Given the huge amount of bonds Greece needs to sell over the coming weeks renewed nervousness does not bode well for a good reception to this issuance. As it is financing costs are rising once again in the wake of a renewed widening in Greek sovereign bond spreads and servicing this debt will add to the economic misery.  Greece has little by way of upside over coming months and years.  Tough and necessary austerity measures mean that sharp growth deterioration is inevitable, deepening recession.

The lack of flexibility for Greece to devalue its way out of its quagmire means much more economic pain with no release valve.   The same applies to the likes of Spain and Portugal.  The overall loser will be the EUR which looks likely to succumb to further weakness in the months ahead; the parity trade remains a prospect. Perversely a weaker EUR may be exactly what is necessary to alleviate some of the pain for Southern European economies though the EUR would need to weaken by much more than we forecast to be of much help.   

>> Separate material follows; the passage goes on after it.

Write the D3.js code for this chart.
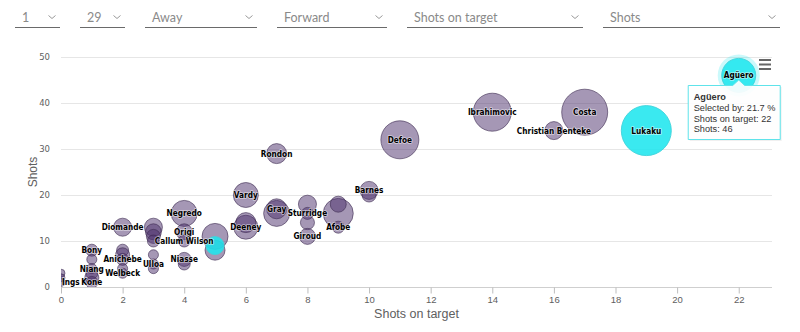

Aside from Greek gyrations the overall market tone looks somewhat positive.  The Fed’s dovish minutes of its March 16 meeting in which it marginally downgraded growth and inflation forecasts, highlights that interest rates are unlikely to be raised by the Fed this year. This will keep in place an accommodative policy stance conducive to further improvements in risk appetite.     Moreover, data releases such as the US ISM manufacturing and non-manufacturing surveys, have been generally supportive to recovery,

Easing tensions on China/US exchange rate policy have also helped sentiment as the issue has been put to one side after the US administration delayed the decision whether to officially label China as a currency manipulator.  Pressure from the US Congress suggests that the issue will not be on the back burner for long and the issue of CNY revaluation will likely be a topic at the during the various meetings between US and Chinese officials over coming weeks. 

Nonetheless, the delay in the US Treasury report will work in favour of a Chinese currency revaluation sooner rather than later as China will likely react more favourable to less international pressure to revalue.